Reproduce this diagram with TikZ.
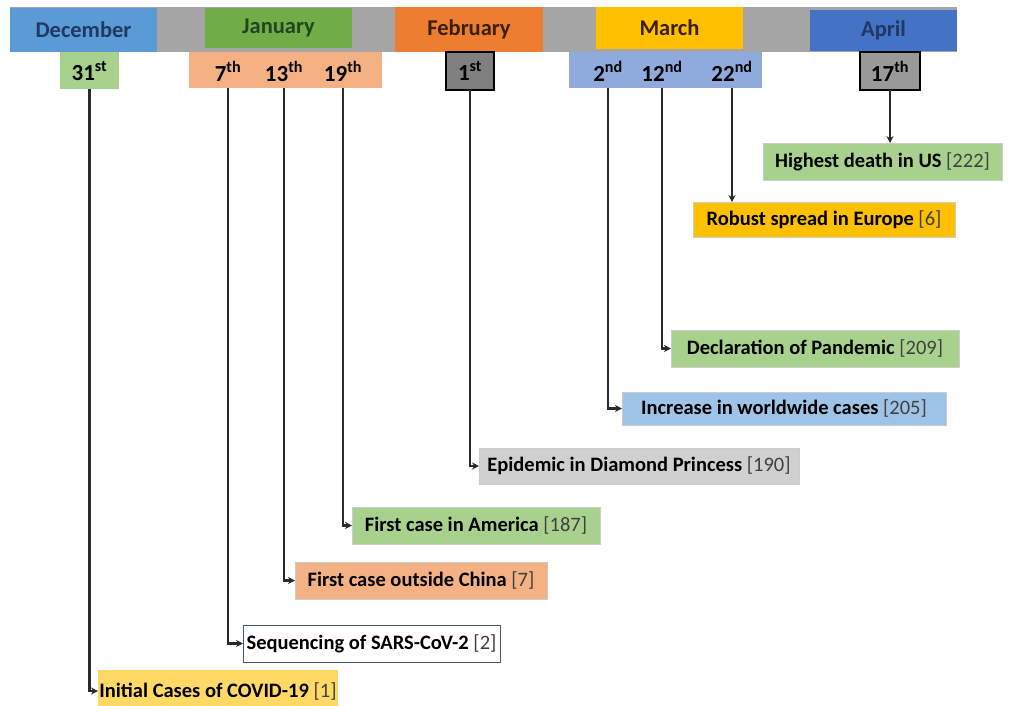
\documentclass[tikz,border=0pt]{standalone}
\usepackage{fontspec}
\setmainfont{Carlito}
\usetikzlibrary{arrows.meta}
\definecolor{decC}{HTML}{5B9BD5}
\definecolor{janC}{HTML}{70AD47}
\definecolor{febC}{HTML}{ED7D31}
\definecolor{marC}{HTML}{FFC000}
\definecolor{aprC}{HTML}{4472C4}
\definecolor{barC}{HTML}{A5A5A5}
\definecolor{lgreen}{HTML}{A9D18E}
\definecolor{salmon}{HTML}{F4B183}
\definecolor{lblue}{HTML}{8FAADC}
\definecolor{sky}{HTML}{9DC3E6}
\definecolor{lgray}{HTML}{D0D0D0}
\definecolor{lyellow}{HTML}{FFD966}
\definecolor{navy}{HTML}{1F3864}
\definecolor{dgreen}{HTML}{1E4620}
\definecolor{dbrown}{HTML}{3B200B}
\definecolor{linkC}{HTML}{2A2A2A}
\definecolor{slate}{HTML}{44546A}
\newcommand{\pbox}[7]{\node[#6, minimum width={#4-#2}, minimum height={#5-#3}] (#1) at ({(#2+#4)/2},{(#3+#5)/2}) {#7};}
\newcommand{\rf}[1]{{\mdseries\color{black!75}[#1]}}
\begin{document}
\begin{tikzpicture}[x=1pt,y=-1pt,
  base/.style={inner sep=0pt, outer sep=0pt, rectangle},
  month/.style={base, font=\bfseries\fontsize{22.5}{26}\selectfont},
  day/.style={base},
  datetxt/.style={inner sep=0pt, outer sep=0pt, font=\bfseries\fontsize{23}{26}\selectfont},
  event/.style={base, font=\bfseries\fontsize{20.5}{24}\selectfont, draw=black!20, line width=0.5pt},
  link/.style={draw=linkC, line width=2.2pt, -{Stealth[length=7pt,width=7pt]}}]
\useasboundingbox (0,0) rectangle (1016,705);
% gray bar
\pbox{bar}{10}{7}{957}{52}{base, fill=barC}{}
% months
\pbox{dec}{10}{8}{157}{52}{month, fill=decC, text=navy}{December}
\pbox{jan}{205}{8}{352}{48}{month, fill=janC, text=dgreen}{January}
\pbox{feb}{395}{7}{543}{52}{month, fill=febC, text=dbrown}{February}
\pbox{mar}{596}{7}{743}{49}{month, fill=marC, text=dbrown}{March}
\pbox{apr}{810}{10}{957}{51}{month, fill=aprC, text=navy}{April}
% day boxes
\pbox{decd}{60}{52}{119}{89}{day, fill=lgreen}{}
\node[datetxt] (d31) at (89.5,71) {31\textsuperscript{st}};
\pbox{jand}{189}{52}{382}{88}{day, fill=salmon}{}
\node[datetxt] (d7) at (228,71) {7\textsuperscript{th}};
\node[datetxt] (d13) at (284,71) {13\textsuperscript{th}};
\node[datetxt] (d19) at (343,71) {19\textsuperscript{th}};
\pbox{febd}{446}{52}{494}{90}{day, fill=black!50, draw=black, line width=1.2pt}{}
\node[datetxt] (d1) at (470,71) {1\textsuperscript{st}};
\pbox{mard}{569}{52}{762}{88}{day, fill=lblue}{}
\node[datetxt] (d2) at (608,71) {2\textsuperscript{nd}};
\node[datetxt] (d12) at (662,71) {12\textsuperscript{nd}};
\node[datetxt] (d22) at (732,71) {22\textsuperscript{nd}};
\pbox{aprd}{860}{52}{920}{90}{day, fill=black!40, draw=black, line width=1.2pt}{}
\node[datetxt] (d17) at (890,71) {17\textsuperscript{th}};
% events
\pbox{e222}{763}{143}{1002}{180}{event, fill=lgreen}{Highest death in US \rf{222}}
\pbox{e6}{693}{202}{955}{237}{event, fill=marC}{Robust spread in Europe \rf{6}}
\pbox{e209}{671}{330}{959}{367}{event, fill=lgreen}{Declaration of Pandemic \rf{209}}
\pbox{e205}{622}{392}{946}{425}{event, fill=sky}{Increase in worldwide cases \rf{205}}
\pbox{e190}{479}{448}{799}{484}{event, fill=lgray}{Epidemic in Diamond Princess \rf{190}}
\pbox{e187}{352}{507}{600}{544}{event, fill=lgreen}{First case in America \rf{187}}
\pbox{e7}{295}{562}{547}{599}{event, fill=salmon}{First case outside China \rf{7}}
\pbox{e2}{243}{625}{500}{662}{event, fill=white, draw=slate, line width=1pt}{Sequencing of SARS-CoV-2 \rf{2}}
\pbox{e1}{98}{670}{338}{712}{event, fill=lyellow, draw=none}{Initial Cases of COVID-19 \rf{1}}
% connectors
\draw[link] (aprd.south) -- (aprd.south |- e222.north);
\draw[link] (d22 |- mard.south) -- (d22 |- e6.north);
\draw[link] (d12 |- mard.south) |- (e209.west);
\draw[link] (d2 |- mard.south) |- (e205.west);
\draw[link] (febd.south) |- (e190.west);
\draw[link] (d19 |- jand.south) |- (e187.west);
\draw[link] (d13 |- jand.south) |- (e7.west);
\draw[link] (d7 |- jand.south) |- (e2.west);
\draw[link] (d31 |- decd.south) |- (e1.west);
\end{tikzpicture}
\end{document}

To be done: From the material above, reproduce everything verbatim except the pictures.

Task response:
Reproduce this diagram with TikZ.
\documentclass[tikz,border=0pt]{standalone}
\usepackage{fontspec}
\setmainfont{Carlito}
\usetikzlibrary{arrows.meta}
\definecolor{decC}{HTML}{5B9BD5}
\definecolor{janC}{HTML}{70AD47}
\definecolor{febC}{HTML}{ED7D31}
\definecolor{marC}{HTML}{FFC000}
\definecolor{aprC}{HTML}{4472C4}
\definecolor{barC}{HTML}{A5A5A5}
\definecolor{lgreen}{HTML}{A9D18E}
\definecolor{salmon}{HTML}{F4B183}
\definecolor{lblue}{HTML}{8FAADC}
\definecolor{sky}{HTML}{9DC3E6}
\definecolor{lgray}{HTML}{D0D0D0}
\definecolor{lyellow}{HTML}{FFD966}
\definecolor{navy}{HTML}{1F3864}
\definecolor{dgreen}{HTML}{1E4620}
\definecolor{dbrown}{HTML}{3B200B}
\definecolor{linkC}{HTML}{2A2A2A}
\definecolor{slate}{HTML}{44546A}
\newcommand{\pbox}[7]{\node[#6, minimum width={#4-#2}, minimum height={#5-#3}] (#1) at ({(#2+#4)/2},{(#3+#5)/2}) {#7};}
\newcommand{\rf}[1]{{\mdseries\color{black!75}[#1]}}
\begin{document}
\begin{tikzpicture}[x=1pt,y=-1pt,
  base/.style={inner sep=0pt, outer sep=0pt, rectangle},
  month/.style={base, font=\bfseries\fontsize{22.5}{26}\selectfont},
  day/.style={base},
  datetxt/.style={inner sep=0pt, outer sep=0pt, font=\bfseries\fontsize{23}{26}\selectfont},
  event/.style={base, font=\bfseries\fontsize{20.5}{24}\selectfont, draw=black!20, line width=0.5pt},
  link/.style={draw=linkC, line width=2.2pt, -{Stealth[length=7pt,width=7pt]}}]
\useasboundingbox (0,0) rectangle (1016,705);
% gray bar
\pbox{bar}{10}{7}{957}{52}{base, fill=barC}{}
% months
\pbox{dec}{10}{8}{157}{52}{month, fill=decC, text=navy}{December}
\pbox{jan}{205}{8}{352}{48}{month, fill=janC, text=dgreen}{January}
\pbox{feb}{395}{7}{543}{52}{month, fill=febC, text=dbrown}{February}
\pbox{mar}{596}{7}{743}{49}{month, fill=marC, text=dbrown}{March}
\pbox{apr}{810}{10}{957}{51}{month, fill=aprC, text=navy}{April}
% day boxes
\pbox{decd}{60}{52}{119}{89}{day, fill=lgreen}{}
\node[datetxt] (d31) at (89.5,71) {31\textsuperscript{st}};
\pbox{jand}{189}{52}{382}{88}{day, fill=salmon}{}
\node[datetxt] (d7) at (228,71) {7\textsuperscript{th}};
\node[datetxt] (d13) at (284,71) {13\textsuperscript{th}};
\node[datetxt] (d19) at (343,71) {19\textsuperscript{th}};
\pbox{febd}{446}{52}{494}{90}{day, fill=black!50, draw=black, line width=1.2pt}{}
\node[datetxt] (d1) at (470,71) {1\textsuperscript{st}};
\pbox{mard}{569}{52}{762}{88}{day, fill=lblue}{}
\node[datetxt] (d2) at (608,71) {2\textsuperscript{nd}};
\node[datetxt] (d12) at (662,71) {12\textsuperscript{nd}};
\node[datetxt] (d22) at (732,71) {22\textsuperscript{nd}};
\pbox{aprd}{860}{52}{920}{90}{day, fill=black!40, draw=black, line width=1.2pt}{}
\node[datetxt] (d17) at (890,71) {17\textsuperscript{th}};
% events
\pbox{e222}{763}{143}{1002}{180}{event, fill=lgreen}{Highest death in US \rf{222}}
\pbox{e6}{693}{202}{955}{237}{event, fill=marC}{Robust spread in Europe \rf{6}}
\pbox{e209}{671}{330}{959}{367}{event, fill=lgreen}{Declaration of Pandemic \rf{209}}
\pbox{e205}{622}{392}{946}{425}{event, fill=sky}{Increase in worldwide cases \rf{205}}
\pbox{e190}{479}{448}{799}{484}{event, fill=lgray}{Epidemic in Diamond Princess \rf{190}}
\pbox{e187}{352}{507}{600}{544}{event, fill=lgreen}{First case in America \rf{187}}
\pbox{e7}{295}{562}{547}{599}{event, fill=salmon}{First case outside China \rf{7}}
\pbox{e2}{243}{625}{500}{662}{event, fill=white, draw=slate, line width=1pt}{Sequencing of SARS-CoV-2 \rf{2}}
\pbox{e1}{98}{670}{338}{712}{event, fill=lyellow, draw=none}{Initial Cases of COVID-19 \rf{1}}
% connectors
\draw[link] (aprd.south) -- (aprd.south |- e222.north);
\draw[link] (d22 |- mard.south) -- (d22 |- e6.north);
\draw[link] (d12 |- mard.south) |- (e209.west);
\draw[link] (d2 |- mard.south) |- (e205.west);
\draw[link] (febd.south) |- (e190.west);
\draw[link] (d19 |- jand.south) |- (e187.west);
\draw[link] (d13 |- jand.south) |- (e7.west);
\draw[link] (d7 |- jand.south) |- (e2.west);
\draw[link] (d31 |- decd.south) |- (e1.west);
\end{tikzpicture}
\end{document}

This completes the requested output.